Financial markets have struggled and experienced significant volatility during 2011. Ongoing economic problems in Europe, difficult discussions with regard to the federal debt ceiling, and S&P’s downgrade of the U.S. long-term sovereign debt rating have increased uncertainty. Simultaneously, an already weak U.S. economy continues its struggle to emerge from financial distress and make progress toward economic recovery. Unemployment remains high in the U.S.; the housing sector, a major driver of the U.S. economy, continues to suffer. At the same time, the commercial real estate market continues to be soft.

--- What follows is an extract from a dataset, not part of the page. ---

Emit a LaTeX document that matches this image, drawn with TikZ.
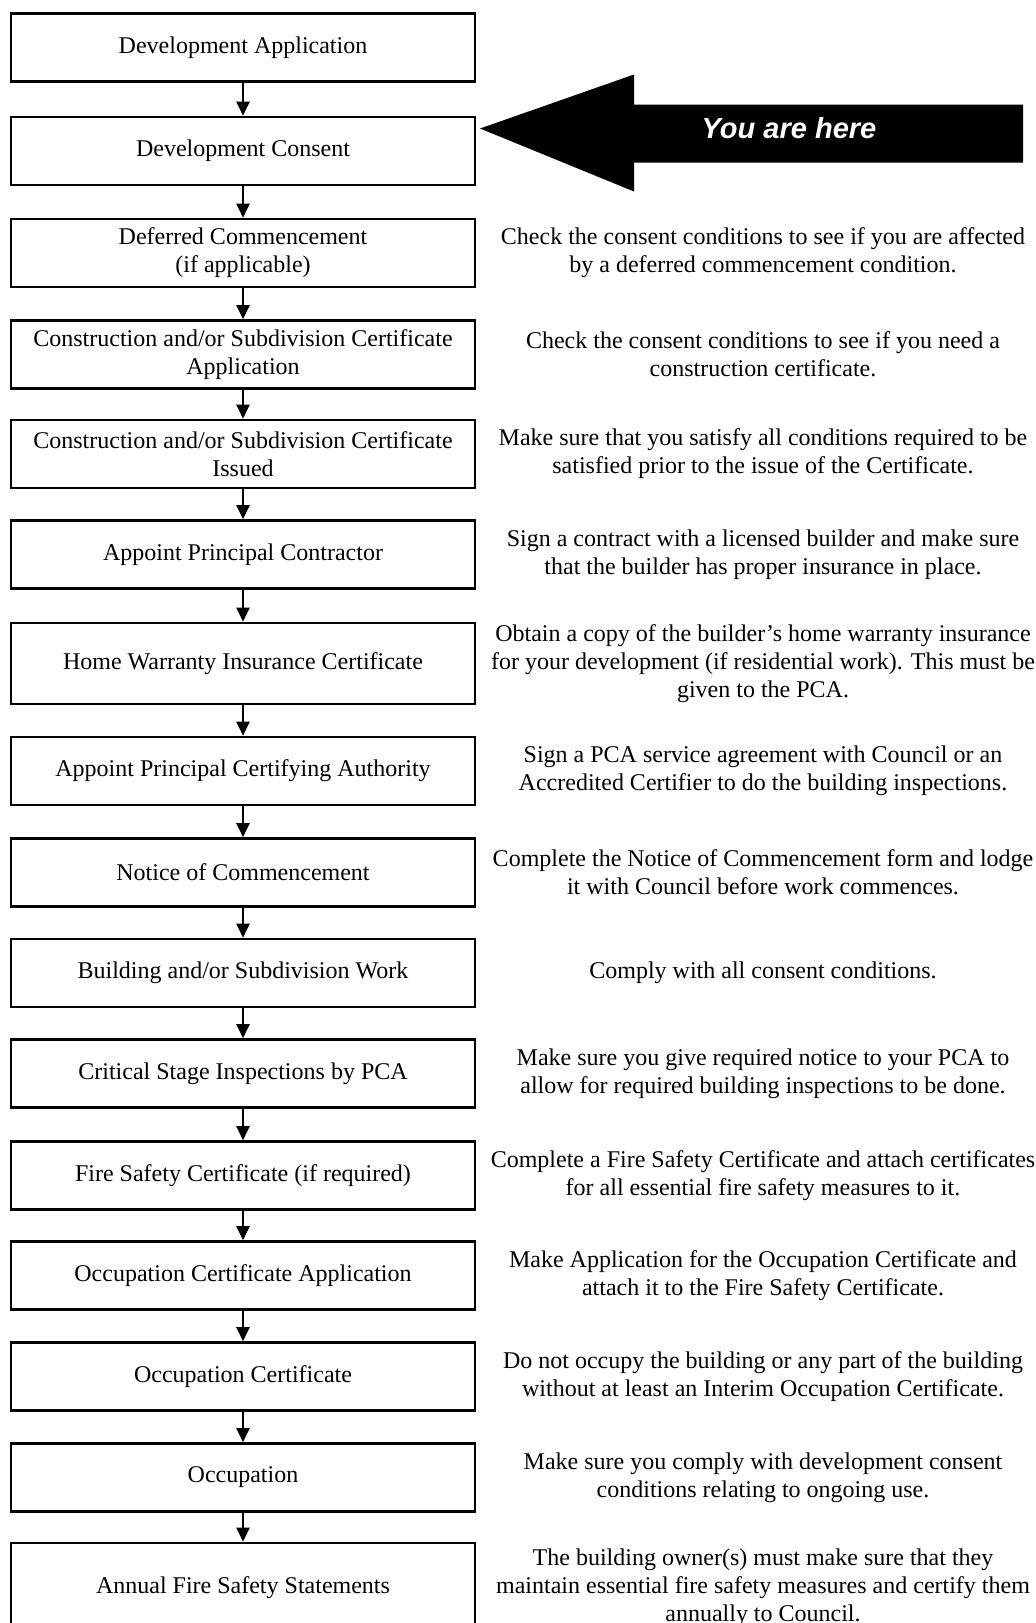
\documentclass[tikz,border=0pt]{standalone}
\usepackage{fontspec}
\setmainfont{Liberation Serif}
\newfontfamily\herefont{Liberation Sans}
\usetikzlibrary{arrows.meta}

\begin{document}
\begin{tikzpicture}[x=0.5pt, y=-0.5pt, font=\fontsize{12}{14}\selectfont,
    stage/.style={draw, line width=1.3pt, minimum width=232pt, minimum height=34pt, align=center, inner sep=0pt},
    note/.style={align=center, inner sep=0pt},
    flow/.style={line width=1pt, -{Triangle[width=6.5pt,length=7pt]}}]
  \useasboundingbox (0,0) rectangle (1036,1623);

  \node[stage] (dapp) at (243,47.6) {Development Application};
  \node[stage] (dcon) at (243,151) {Development Consent};
  \node[stage] (defer) at (243,253) {Deferred Commencement\\(if applicable)};
  \node[stage] (ccapp) at (243,354.5) {Construction and/or Subdivision Certificate\\Application};
  \node[stage] (cciss) at (243,454) {Construction and/or Subdivision Certificate\\Issued};
  \node[stage] (princ) at (243,554.5) {Appoint Principal Contractor};
  \node[stage, minimum height=40.5pt] (hwi) at (243,663.5) {Home Warranty Insurance Certificate};
  \node[stage] (pca) at (243,771) {Appoint Principal Certifying Authority};
  \node[stage] (notice) at (243,872.5) {Notice of Commencement};
  \node[stage] (work) at (243,973) {Building and/or Subdivision Work};
  \node[stage] (insp) at (243,1073.5) {Critical Stage Inspections by PCA};
  \node[stage] (fsc) at (243,1175.5) {Fire Safety Certificate (if required)};
  \node[stage] (ocapp) at (243,1275.5) {Occupation Certificate Application};
  \node[stage] (occert) at (243,1376.5) {Occupation Certificate};
  \node[stage] (occ) at (243,1477.5) {Occupation};
  \node[stage, minimum height=45pt] (afss) at (243,1588) {Annual Fire Safety Statements};

  \foreach \a/\b in {dapp/dcon, dcon/defer, defer/ccapp, ccapp/cciss, cciss/princ,
      princ/hwi, hwi/pca, pca/notice, notice/work, work/insp, insp/fsc,
      fsc/ocapp, ocapp/occert, occert/occ, occ/afss}
    \draw[flow] (\a) -- (\b);

  \fill (480,128.5) -- (634,74.5) -- (634,104.5) -- (1023,104.5)
    -- (1023,162.5) -- (634,162.5) -- (634,191.5) -- cycle;
  \node[text=white, font=\herefont\bfseries\itshape\fontsize{14.5}{16}\selectfont] (here) at (789,128.5) {You are here};

  \node[note] (ndefer) at (763,253) {Check the consent conditions to see if you are affected\\by a deferred commencement condition.};
  \node[note] (nccapp) at (763,354.5) {Check the consent conditions to see if you need a\\construction certificate.};
  \node[note] (ncciss) at (763,454) {Make sure that you satisfy all conditions required to be\\satisfied prior to the issue of the Certificate.};
  \node[note] (nprinc) at (763,554.5) {Sign a contract with a licensed builder and make sure\\that the builder has proper insurance in place.};
  \node[note] (nhwi) at (763,663.5) {Obtain a copy of the builder’s home warranty insurance\\for your development (if residential work). This must be\\given to the PCA.};
  \node[note] (npca) at (763,771) {Sign a PCA service agreement with Council or an\\Accredited Certifier to do the building inspections.};
  \node[note] (nnotice) at (763,872.5) {Complete the Notice of Commencement form and lodge\\it with Council before work commences.};
  \node[note] (nwork) at (763,973) {Comply with all consent conditions.};
  \node[note] (ninsp) at (763,1073.5) {Make sure you give required notice to your PCA to\\allow for required building inspections to be done.};
  \node[note] (nfsc) at (763,1175.5) {Complete a Fire Safety Certificate and attach certificates\\for all essential fire safety measures to it.};
  \node[note] (nocapp) at (763,1275.5) {Make Application for the Occupation Certificate and\\attach it to the Fire Safety Certificate.};
  \node[note] (noccert) at (763,1376.5) {Do not occupy the building or any part of the building\\without at least an Interim Occupation Certificate.};
  \node[note] (nocc) at (763,1477.5) {Make sure you comply with development consent\\conditions relating to ongoing use.};
  \node[note] (nafss) at (763,1588) {The building owner(s) must make sure that they\\maintain essential fire safety measures and certify them\\annually to Council.};
\end{tikzpicture}
\end{document}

While market value volatility does require monitoring, for the vast majority of the insurance industry’s invested assets, statutory accounting principles do not require that this be recognized in a company’s financial statements, except where an Other Than Temporary Impairment exists. This appropriately reflects the long-term nature of the industry’s investment strategies.
The Capital Markets Bureau will continue to monitor performance of the indices discussed in this article, as well as the markets in general, and the impact on insurance industry investments. We will report on any developments as deemed appropriate.